Among the stars he reportedly disliked the most was Clark Gable, who found eternal fame through his role in Gone with the Wind.

Wayne’s daughter Aissa recalled the feud between the stars in her 1991 book, John Wayne: My Father.

She wrote: “My dad called Gable handsome but dumb at least four or five times, and now I wonder if it had something to do with my father’s friend, John Ford.

“During the filming of Mogambo, Ford and Gable had clashed again and again and the subsequent feud had simmered for years.
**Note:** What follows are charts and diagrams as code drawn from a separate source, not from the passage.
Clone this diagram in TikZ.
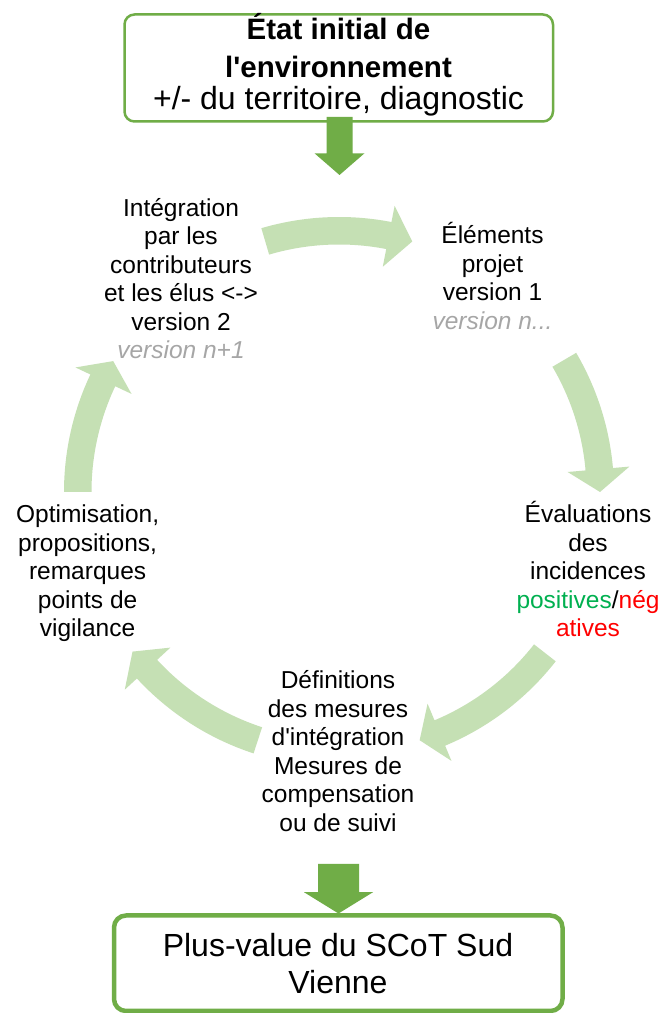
\documentclass[tikz,border=0pt]{standalone}
\usepackage{fontspec}
\setmainfont{Liberation Sans}
\usetikzlibrary{calc}
\definecolor{darkg}{HTML}{70AD47}
\definecolor{lightg}{HTML}{C5E0B4}
\definecolor{greytxt}{HTML}{A6A6A6}
\definecolor{posg}{HTML}{00B050}
\definecolor{negr}{HTML}{FF0000}
\newcommand\cycarrow[3]{%
  \fill[lightg] (#1:275pt) arc[start angle=#1, end angle=#2, radius=275pt]
    -- (#2:291.5pt) -- (#3:261pt) -- (#2:229.5pt) -- (#2:247.5pt)
    arc[start angle=#2, end angle=#1, radius=247.5pt] -- cycle;}
\newcommand\vblockarrow[5]{%
  \fill[darkg] ($(#1)+(-#3,0)$) -- ($(#1)+(#3,0)$) -- ($(#2)+(#3,#5)$) -- ($(#2)+(#4,#5)$)
    -- (#2) -- ($(#2)+(-#4,#5)$) -- ($(#2)+(-#3,#5)$) -- cycle;}
\begin{document}
\begin{tikzpicture}[x=1pt,y=1pt,
  boxstyle/.style={draw=darkg, rounded corners=10pt, outer sep=0pt, inner sep=0pt},
  cyc/.style={anchor=base, align=center, inner sep=0pt, font=\fontsize{24.5}{28.5}\selectfont}]
\fill[white] (0,0) rectangle (659,1013);
\useasboundingbox (0,0) rectangle (659,1013);
% boxes
\node[boxstyle, line width=2.5pt, minimum width=428.5pt, minimum height=107pt] (topbox) at (338.75,945) {};
\node[boxstyle, line width=4.5pt, minimum width=448.5pt, minimum height=95.5pt, rounded corners=12pt] (botbox) at (338.25,49.75) {};
% box texts (anchor=base is the baseline of the last line)
\node[anchor=base, align=center, inner sep=0pt, font=\fontsize{32}{32}\selectfont] (toptext) at (338.5,903)
  {{\fontsize{29.5}{32}\selectfont\bfseries État initial de}\\[6.7pt]{\fontsize{29.5}{32}\selectfont\bfseries l\textquotesingle environnement}\\+/- du territoire, diagnostic};
\node[anchor=base, align=center, inner sep=0pt, font=\fontsize{32}{36.6}\selectfont] (bottext) at (338,19.7)
  {Plus-value du SCoT Sud\\Vienne};
% dark arrows
\coordinate (a1s) at ($(topbox.south)+(0.75,4.5)$);
\coordinate (a1e) at (339.5,838);
\vblockarrow{a1s}{a1e}{13}{25}{21.7}
\coordinate (a2s) at (338.5,149);
\coordinate (a2e) at ($(botbox.north)+(0.25,2)$);
\vblockarrow{a2s}{a2e}{20.5}{34.5}{21.3}
% cycle arrows
\begin{scope}[shift={(339,521)}]
\cycarrow{106.4}{79}{73.7}
\cycarrow{30.4}{5}{0}
\cycarrow{-38}{-67.3}{-72}
\cycarrow{-108.1}{-137.3}{-142.3}
\cycarrow{180}{154.7}{149.9}
\end{scope}
% cycle texts
\node[cyc] (integ) at (181,654) {Intégration\\par les\\contributeurs\\et les élus <->\\version 2\\{\color{greytxt}\itshape version n+1}};
\node[cyc] (elem) at (492.5,683.5) {Éléments\\projet\\version 1\\{\color{greytxt}\itshape version n...}};
\node[cyc] (evalu) at (588,376) {Évaluations\\des\\incidences\\{\color{posg}positives}/{\color{negr}nég}\\{\color{negr}atives}};
\node[cyc] (optim) at (87.6,376) {Optimisation,\\propositions,\\remarques\\points de\\vigilance};
\node[cyc] (defin) at (338,181.5) {Définitions\\des mesures\\d\textquotesingle intégration\\Mesures de\\compensation\\ou de suivi};
\end{tikzpicture}
\end{document}
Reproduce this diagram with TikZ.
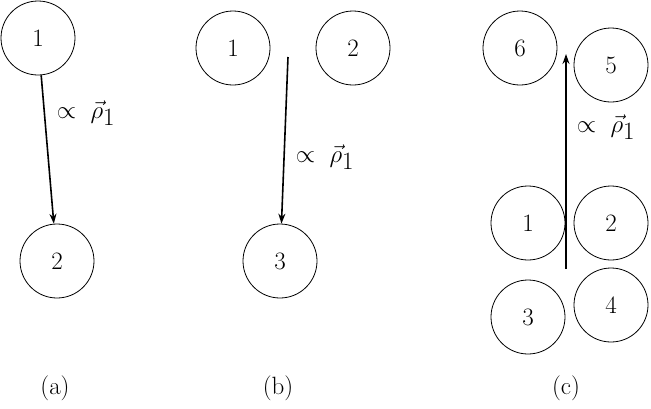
\documentclass[tikz,border=0pt]{standalone}
\usetikzlibrary{arrows.meta}
\begin{document}
\begin{tikzpicture}[x=1pt,y=-1pt,
  ball/.style={circle,draw,line width=0.8pt,minimum size=74pt,inner sep=0pt,font=\fontsize{25}{30}\selectfont},
  lbl/.style={font=\fontsize{25}{30}\selectfont,inner sep=0pt},
  push/.style={line width=1.6pt,-{Stealth[length=10pt,width=7pt]}}]
\useasboundingbox (0,0) rectangle (651,408);
% (a)
\node[ball] (a1) at (38,38) {1};
\node[ball] (a2) at (57,261) {2};
\draw[push] (a1) -- (a2);
\node[lbl] (la) at (86,113) {$\propto\ \vec{\rho}_{\textstyle 1}$};
\node[lbl] (capa) at (55,388) {(a)};
% (b)
\node[ball] (b1) at (233,48) {1};
\node[ball] (b2) at (353,48) {2};
\node[ball] (b3) at (280,261) {3};
\coordinate (bs) at (288,57);
\draw[push] (bs) -- (b3);
\node[lbl] (lb) at (325,157) {$\propto\ \vec{\rho}_{\textstyle 1}$};
\node[lbl] (capb) at (278,388) {(b)};
% (c)
\node[ball] (c6) at (520,48) {6};
\node[ball] (c5) at (611,65) {5};
\node[ball] (c1) at (528,223) {1};
\node[ball] (c2) at (611,223) {2};
\node[ball] (c3) at (528,317) {3};
\node[ball] (c4) at (611,305) {4};
\coordinate (cs) at (566,269);
\coordinate (ce) at (566,54);
\draw[push] (cs) -- (ce);
\node[lbl] (lc) at (606,127) {$\propto\ \vec{\rho}_{\textstyle 1}$};
\node[lbl] (capc) at (566,388) {(c)};
\end{tikzpicture}
\end{document}
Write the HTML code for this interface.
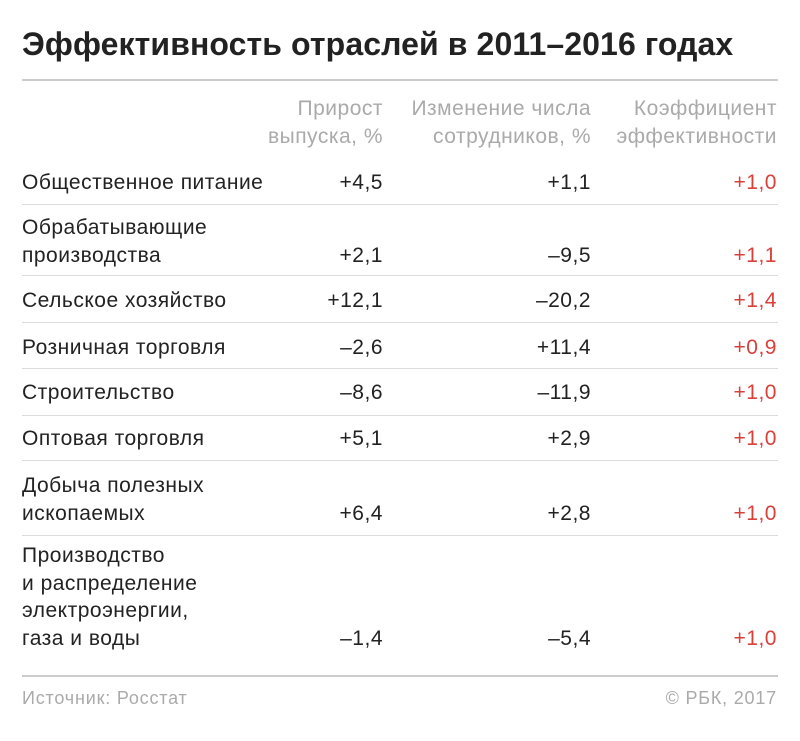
<!DOCTYPE html>
<html><head><meta charset="utf-8"><style>
body{margin:0;width:800px;height:741px;background:#fff;position:relative;overflow:hidden;font-family:"Liberation Sans",sans-serif;}
.a{position:absolute;white-space:nowrap;line-height:28px;font-size:21px;color:#222;letter-spacing:0.5px}
.r{text-align:right}
.h{color:#aaa}
.red{color:#d9403a}
.ln{position:absolute;left:22px;width:756px;height:1px;background:#ddd}
</style></head><body>
<div class="a" style="left:22px;top:22px;font-size:32px;font-weight:bold;line-height:44px;letter-spacing:0.1px">Эффективность отраслей в 2011–2016 годах</div>
<div class="ln" style="top:79px;height:2px;background:#ccc"></div>
<div class="a r h" style="right:417px;top:95px">Прирост<br>выпуска, %</div>
<div class="a r h" style="right:209px;top:95px">Изменение числа<br>сотрудников, %</div>
<div class="a r h" style="right:23px;top:95px">Коэффициент<br>эффективности</div>
<div id="t"></div>
<div class="ln" style="top:675px;height:2px;background:#ccc"></div>
<div class="a h" style="left:22px;top:684px;font-size:18px;letter-spacing:0.8px">Источник: Росстат</div>
<div class="a r h" style="right:23px;top:684px;font-size:18px;letter-spacing:0.8px">© РБК, 2017</div>
<script>
const labels=[["Общественное питание"],["Обрабатывающие","производства"],["Сельское хозяйство"],["Розничная торговля"],["Строительство"],["Оптовая торговля"],["Добыча полезных","ископаемых"],["Производство","и распределение","электроэнергии,","газа и воды"]];
const output=["+4,5","+2,1","+12,1","–2,6","–8,6","+5,1","+6,4","–1,4"];
const staff=["+1,1","–9,5","–20,2","+11,4","–11,9","+2,9","+2,8","–5,4"];
const eff=["+1,0","+1,1","+1,4","+0,9","+1,0","+1,0","+1,0","+1,0"];
const tops=[169,214,287,334,379,425,472,542];
const rules=[204,275,322,368,415,460,535];
const t=document.getElementById('t');
function mk(cls,style,html){const d=document.createElement('div');d.className=cls;d.style.cssText=style;d.innerHTML=html;t.appendChild(d);return d;}
labels.forEach((l,i)=>{
  const y=tops[i], last=y+(l.length-1)*27.7;
  let d=mk('a','left:22px;top:'+y+'px;line-height:27.7px',l.join('<br>'));
  
  
  d=mk('a r','right:417px;top:'+last+'px',output[i]);
  
  
  d=mk('a r','right:209px;top:'+last+'px',staff[i]);
  
  
  d=mk('a r red','right:23px;top:'+last+'px',eff[i]);
  
  
});
rules.forEach(y=>{const d=mk('ln','top:'+y+'px','');
  
  });
</script>
</body></html>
In my father’s way of thinking, disloyalty to allies, support in any fashion for their enemies, was expressly forbidden.

“If Clark Gable took on John Ford, my father’s code demanded that John Wayne stand by his old pal.”

He even described Gable as “extremely handsome in person” but one who was ultimately an “idiot”.

Gene Hackman, a double Academy Award winner, was another Wayne reportedly loathed, branding him one of the worst actors to be working in Hollywood.

Aissa added: “When it came to his contemporaries in film, I only heard him speak once with any real venom.

“Gene Hackman could never appear on-screen without my father skewering his performance.

“I wish I could tell you why he so harshly criticised Hackman, but he never went into detail.

“Although it’s pure speculation, had my father lived to see more of his work, I think his view of Mr Hackman would have changed.

“Back then, however, my father called Hackman ‘the worst actor in town. He’s awful’.”